In prior years, the public has weighed in on Harriman. The state held a series of public meetings, building consensus and gathering information used to compile a 2006 master plan for the campus.
That plan eliminated the wide road that rings the campus, emphasizing new connections to surrounding neighborhoods. It also called for moving state office workers from the campus, demolishing existing buildings, and building 3.6 million square feet of office, retail, hotel and residential space.
That plan, though, was largely abandoned by the administration of Gov. Eliot Spitzer.
In fact, the request for proposals, or RFP, issued last year made no mention of the master plan. And it put the center of the campus, home to 7,500 employees, largely off limits to development -- scrapping the plan to move workers or knock down buildings.
In reality, the state is bolstering its presence there, saying last year that it would build a $40 million laboratory for the Department of Agriculture and Markets on the campus.
It is now no longer clear that ring road would be eliminated, which could make it harder to connect to nearby neighborhoods or the University at Albany campus.
"The ring road is 1950s design, and it's exclusive in its nature," Carr said. "Harriman is an island and the ring road is a moat."

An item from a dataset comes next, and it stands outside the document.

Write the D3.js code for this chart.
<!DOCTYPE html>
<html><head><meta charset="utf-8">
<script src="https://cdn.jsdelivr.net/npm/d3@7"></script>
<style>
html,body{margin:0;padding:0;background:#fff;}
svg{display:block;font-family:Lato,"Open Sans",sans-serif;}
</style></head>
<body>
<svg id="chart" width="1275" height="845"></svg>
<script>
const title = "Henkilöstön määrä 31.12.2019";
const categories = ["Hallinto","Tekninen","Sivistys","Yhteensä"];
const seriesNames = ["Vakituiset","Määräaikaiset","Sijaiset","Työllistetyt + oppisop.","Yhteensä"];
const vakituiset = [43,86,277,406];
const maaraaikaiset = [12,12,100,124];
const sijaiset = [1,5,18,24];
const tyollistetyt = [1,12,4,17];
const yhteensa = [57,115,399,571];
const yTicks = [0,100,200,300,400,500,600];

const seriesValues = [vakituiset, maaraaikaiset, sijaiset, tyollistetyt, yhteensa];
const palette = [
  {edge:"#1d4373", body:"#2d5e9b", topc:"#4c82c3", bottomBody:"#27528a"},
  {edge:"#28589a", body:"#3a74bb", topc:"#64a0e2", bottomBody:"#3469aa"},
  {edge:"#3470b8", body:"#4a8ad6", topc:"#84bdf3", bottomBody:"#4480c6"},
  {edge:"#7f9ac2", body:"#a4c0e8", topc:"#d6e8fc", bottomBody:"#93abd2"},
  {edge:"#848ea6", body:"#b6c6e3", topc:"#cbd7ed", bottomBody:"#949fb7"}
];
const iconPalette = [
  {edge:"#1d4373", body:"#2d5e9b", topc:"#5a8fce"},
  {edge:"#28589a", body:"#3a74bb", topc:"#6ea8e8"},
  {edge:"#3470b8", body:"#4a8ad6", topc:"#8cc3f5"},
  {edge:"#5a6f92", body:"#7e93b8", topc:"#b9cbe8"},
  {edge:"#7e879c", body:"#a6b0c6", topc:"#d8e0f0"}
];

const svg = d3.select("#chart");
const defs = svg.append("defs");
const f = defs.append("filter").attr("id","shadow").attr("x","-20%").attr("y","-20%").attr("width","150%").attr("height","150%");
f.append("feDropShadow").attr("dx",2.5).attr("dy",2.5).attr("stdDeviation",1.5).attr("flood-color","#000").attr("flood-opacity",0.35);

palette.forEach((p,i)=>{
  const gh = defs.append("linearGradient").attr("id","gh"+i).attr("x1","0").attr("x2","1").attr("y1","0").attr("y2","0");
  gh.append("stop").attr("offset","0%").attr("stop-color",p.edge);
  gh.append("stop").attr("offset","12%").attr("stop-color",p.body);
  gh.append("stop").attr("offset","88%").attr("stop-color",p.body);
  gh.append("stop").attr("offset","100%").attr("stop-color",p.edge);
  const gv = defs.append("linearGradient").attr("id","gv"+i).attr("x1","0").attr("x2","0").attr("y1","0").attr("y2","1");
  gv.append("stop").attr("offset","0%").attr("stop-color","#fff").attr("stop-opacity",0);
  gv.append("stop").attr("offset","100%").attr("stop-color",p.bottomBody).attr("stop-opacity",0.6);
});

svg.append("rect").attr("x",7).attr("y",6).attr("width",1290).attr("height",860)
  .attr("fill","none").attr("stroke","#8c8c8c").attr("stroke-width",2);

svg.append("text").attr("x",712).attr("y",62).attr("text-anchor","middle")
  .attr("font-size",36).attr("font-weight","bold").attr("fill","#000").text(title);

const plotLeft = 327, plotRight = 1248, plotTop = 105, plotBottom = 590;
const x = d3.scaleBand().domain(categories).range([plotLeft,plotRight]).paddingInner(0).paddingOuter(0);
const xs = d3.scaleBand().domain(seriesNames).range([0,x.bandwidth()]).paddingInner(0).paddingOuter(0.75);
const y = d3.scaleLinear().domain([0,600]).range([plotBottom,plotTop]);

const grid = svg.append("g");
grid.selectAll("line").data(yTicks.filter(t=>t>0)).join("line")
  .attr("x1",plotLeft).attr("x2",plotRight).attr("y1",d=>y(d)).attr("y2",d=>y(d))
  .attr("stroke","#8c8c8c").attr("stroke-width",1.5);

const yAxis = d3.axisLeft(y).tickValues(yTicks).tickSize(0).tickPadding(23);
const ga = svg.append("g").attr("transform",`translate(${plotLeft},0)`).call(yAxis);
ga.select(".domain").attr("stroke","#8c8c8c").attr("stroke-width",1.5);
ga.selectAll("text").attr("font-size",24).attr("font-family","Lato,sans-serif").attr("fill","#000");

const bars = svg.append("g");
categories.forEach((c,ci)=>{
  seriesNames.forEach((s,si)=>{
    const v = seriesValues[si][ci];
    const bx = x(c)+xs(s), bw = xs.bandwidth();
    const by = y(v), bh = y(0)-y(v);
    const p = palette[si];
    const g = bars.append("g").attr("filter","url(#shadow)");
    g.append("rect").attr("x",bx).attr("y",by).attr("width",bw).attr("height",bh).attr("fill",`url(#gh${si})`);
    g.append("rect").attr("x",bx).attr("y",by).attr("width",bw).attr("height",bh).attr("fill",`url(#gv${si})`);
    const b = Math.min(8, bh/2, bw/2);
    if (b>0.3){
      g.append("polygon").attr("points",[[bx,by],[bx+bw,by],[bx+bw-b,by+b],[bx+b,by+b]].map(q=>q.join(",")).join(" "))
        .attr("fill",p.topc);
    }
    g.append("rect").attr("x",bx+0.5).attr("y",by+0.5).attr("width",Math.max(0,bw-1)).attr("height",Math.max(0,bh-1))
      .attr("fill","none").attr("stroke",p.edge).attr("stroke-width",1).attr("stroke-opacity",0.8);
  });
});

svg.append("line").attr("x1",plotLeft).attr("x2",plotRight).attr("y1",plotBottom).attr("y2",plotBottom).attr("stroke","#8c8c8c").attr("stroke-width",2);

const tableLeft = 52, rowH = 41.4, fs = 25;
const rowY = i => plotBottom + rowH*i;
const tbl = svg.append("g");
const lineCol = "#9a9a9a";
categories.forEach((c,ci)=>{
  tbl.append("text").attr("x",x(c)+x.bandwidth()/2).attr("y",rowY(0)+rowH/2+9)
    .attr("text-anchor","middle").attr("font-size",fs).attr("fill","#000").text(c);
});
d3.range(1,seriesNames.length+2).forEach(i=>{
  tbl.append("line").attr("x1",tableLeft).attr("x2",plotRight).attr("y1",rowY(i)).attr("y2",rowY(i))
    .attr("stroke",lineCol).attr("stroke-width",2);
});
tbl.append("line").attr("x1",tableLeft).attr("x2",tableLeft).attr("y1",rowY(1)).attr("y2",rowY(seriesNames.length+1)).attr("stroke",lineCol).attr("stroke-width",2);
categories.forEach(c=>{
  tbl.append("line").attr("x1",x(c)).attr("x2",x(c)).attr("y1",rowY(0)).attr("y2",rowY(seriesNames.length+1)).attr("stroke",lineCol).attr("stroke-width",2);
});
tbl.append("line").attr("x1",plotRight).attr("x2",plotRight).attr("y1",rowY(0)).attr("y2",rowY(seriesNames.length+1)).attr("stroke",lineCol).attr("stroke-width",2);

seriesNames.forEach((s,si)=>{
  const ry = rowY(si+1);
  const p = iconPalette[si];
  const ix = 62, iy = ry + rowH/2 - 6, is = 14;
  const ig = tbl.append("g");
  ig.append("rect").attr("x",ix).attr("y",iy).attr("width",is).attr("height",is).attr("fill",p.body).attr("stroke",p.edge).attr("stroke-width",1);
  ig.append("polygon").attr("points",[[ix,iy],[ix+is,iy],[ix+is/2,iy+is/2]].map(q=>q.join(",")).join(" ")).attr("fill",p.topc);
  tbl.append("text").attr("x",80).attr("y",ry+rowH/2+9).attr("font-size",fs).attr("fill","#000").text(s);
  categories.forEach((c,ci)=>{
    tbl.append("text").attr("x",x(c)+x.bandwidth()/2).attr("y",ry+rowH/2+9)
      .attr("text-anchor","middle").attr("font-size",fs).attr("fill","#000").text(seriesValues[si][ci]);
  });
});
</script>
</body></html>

On Monday, Mayor Jerry Jennings, a member of the board, repeatedly made clear he wants the ring road gone entirely, in no small part because it would free up more acres for development that could go on the city's tax rolls.
Recently, residents around the campus have been battling their other massive neighbor, the University at Albany, and its attempt to build a new dorm on UAlbany's southeastern corner near Tudor Road.
Ironically, those same residents have pointed to the sense of inclusion they initially felt in the Harriman master plan to highlight what they believe was the university's failure to include their input on the dorm.
UAlbany's plan for the 500-bed, apartment-style dorms are inextricably linked to the future of the Harriman campus because the university has already moved to take 3.3 acres of Harriman land to accommodate the new student housing.
On Monday -- the same day that the board backed Columbia's proposal -- university officials briefed the board on a new plan that would require the transfer of roughly seven more acres of the state office campus, worth an estimated $3 million, to UAlbany in order to move the dorm farther north and pacify neighbors.
That proposal, which university President George Philip stressed is only preliminary, would require the southwest corner of Harriman's ring road to be moved.
Neighbors of both campuses have unequivocally said they would rather see UAlbany expand into Harriman than any closer to their homes. But some city officials are anxiously watching the university's expansion and fretting it will gradually eat up land that Albany deserves.
Councilman Michael O'Brien, who represents the 12th Ward north of the state office campus, expressed concern when the state seemed to abandon the master plan it so painstakingly crafted. O'Brien has not been privy to the Columbia plan and said he's eager to know just what the company wants to build.
"I'm happy in the sense that it looks like something is going to happen," O'Brien said. "My big concern is always the best use of the land for the city of Albany."